A Witch Come True is the finale in the Apprentice Witch trilogy and in this book we find Arianwyn juggling her day to day work as Lull’s witch, with dark magic challenges and strange disappearances.
The war is done, her father is home, and Arianwyn is busy discovering the secret of the quiet glyphs. In addition, she is continuing her work in Lull, as winter sets in and the town is busy reviving Yule traditions that the Mayor insists she helps with. However, dark magic forces are not far away. Soon Arianwyn, Salle and Colin are involved in a desperate race against time to save someone they all hold dear while trying to defeat the ‘hex magic’ that is threatening the town. Can the three friends triumph, or is it too late to save Lull?

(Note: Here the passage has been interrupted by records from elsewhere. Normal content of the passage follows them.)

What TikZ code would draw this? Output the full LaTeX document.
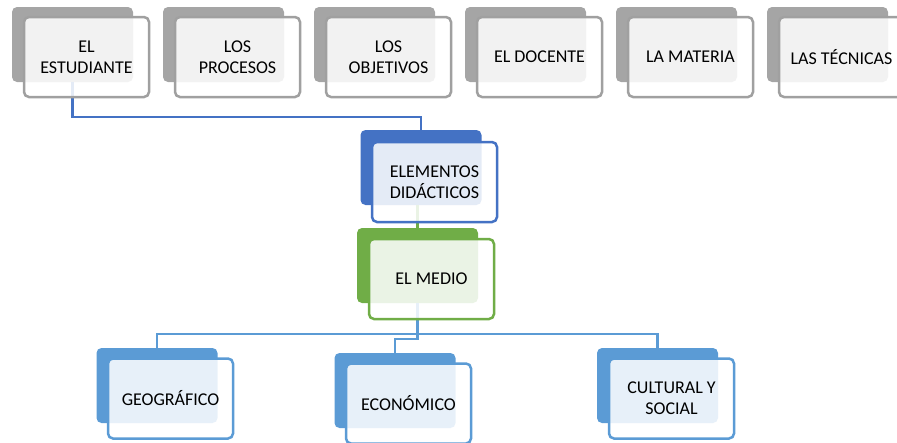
\documentclass[tikz,border=0pt]{standalone}
\usepackage{fontspec}
\setmainfont{Carlito}
\definecolor{grayacc}{HTML}{A5A5A5}
\definecolor{grayline}{HTML}{A0A0A0}
\definecolor{blueacc}{HTML}{4472C4}
\definecolor{greenacc}{HTML}{70AD47}
\definecolor{lblue}{HTML}{5B9BD5}
\begin{document}
\begin{tikzpicture}[x=1pt,y=-1pt,
  back/.style={rounded corners=5pt, inner sep=0pt, minimum width=121pt, minimum height=75pt},
  front/.style={rounded corners=5pt, inner sep=0pt, minimum width=125pt, minimum height=80pt,
    fill=white, fill opacity=0.86, text opacity=1, line width=2.5pt, align=center,
    font=\fontsize{18}{21}\selectfont},
  conn/.style={line width=2.5pt}]
\clip (0,0) rectangle (897,442);
% back rectangles
\foreach \i in {1,...,6}{
  \node[back, fill=grayacc] (b\i) at ({72.5+151*(\i-1)},44.5) {};
}
\node[back, fill=blueacc] (eb) at (421,167.5) {};
\node[back, fill=greenacc] (mb) at (417.5,265.5) {};
\node[back, fill=lblue] (gb) at (157,385.5) {};
\node[back, fill=lblue] (ecb) at (395,390.5) {};
\node[back, fill=lblue] (cb) at (657.5,385.5) {};
% connectors
\draw[conn, blueacc] (b1.south) -- ++(0,35) -| (eb.north);
\draw[conn, greenacc] (eb.south -| mb.north) -- (mb.north);
\draw[conn, lblue] (gb.north) -- ++(0,-14) -| (cb.north);
\draw[conn, lblue] (mb.south) -- ++(0,36) -| (ecb.north);
% front rectangles
\node[front, draw=grayline] (f1) at (86.5,57) {EL\\ESTUDIANTE};
\node[front, draw=grayline] (f2) at (237.5,57) {LOS\\PROCESOS};
\node[front, draw=grayline] (f3) at (388.5,57) {LOS\\OBJETIVOS};
\node[front, draw=grayline] (f4) at (539.5,57) {EL DOCENTE};
\node[front, draw=grayline] (f5) at (690.5,57) {LA MATERIA};
\node[front, draw=grayline] (f6) at (841.5,57) {LAS TÉCNICAS};
\node[front, draw=blueacc] (ef) at (434.5,182) {ELEMENTOS\\DIDÁCTICOS};
\node[front, draw=greenacc] (mf) at (431.5,279) {EL MEDIO};
\node[front, draw=lblue] (gf) at (170.5,398.5) {GEOGRÁFICO};
\node[front, draw=lblue] (ecf) at (408.5,403.5) {ECONÓMICO};
\node[front, draw=lblue] (cf) at (671.5,398.5) {CULTURAL Y\\SOCIAL};
\end{tikzpicture}
\end{document}
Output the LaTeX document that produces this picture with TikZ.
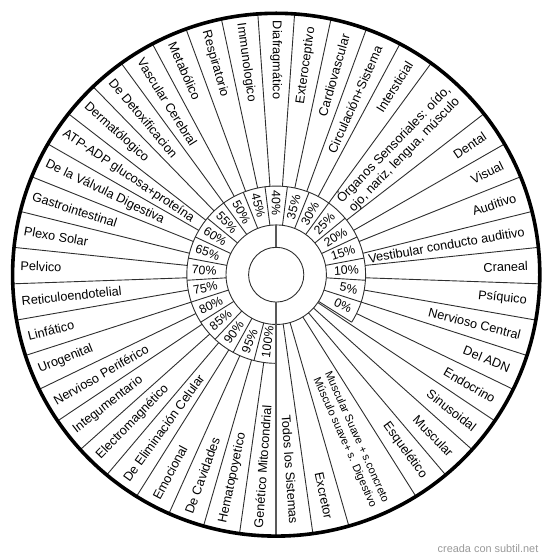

Even if you have not read the first two Apprentice Witch books, this is a good stand-alone read. The setting was an old fashioned, almost retro, one but this only added to the other-worldly feel of the book and reminded me of Diana Wynne Jones or Jill Murphy. There is an interesting fantasy element to the prose, including the names of mythical creatures, spirits and glyphs, but these do not overpower the core narrative. At heart, this is the story of three friends working together to try and save the day; where the peril is unsettling rather than terrifying. Overall, it provided a cosy escape to a magical world, while I was on a long train journey, and I can imagine that readers would also be hooked into that world for the duration of the book.
A Witch Come True is an excellent book for a classroom library, and I would recommend it to children as an introduction to fantasy or magical genres. I think it is most suited to 7 – 9-year-olds, but it will still have appeal for children in the upper junior years.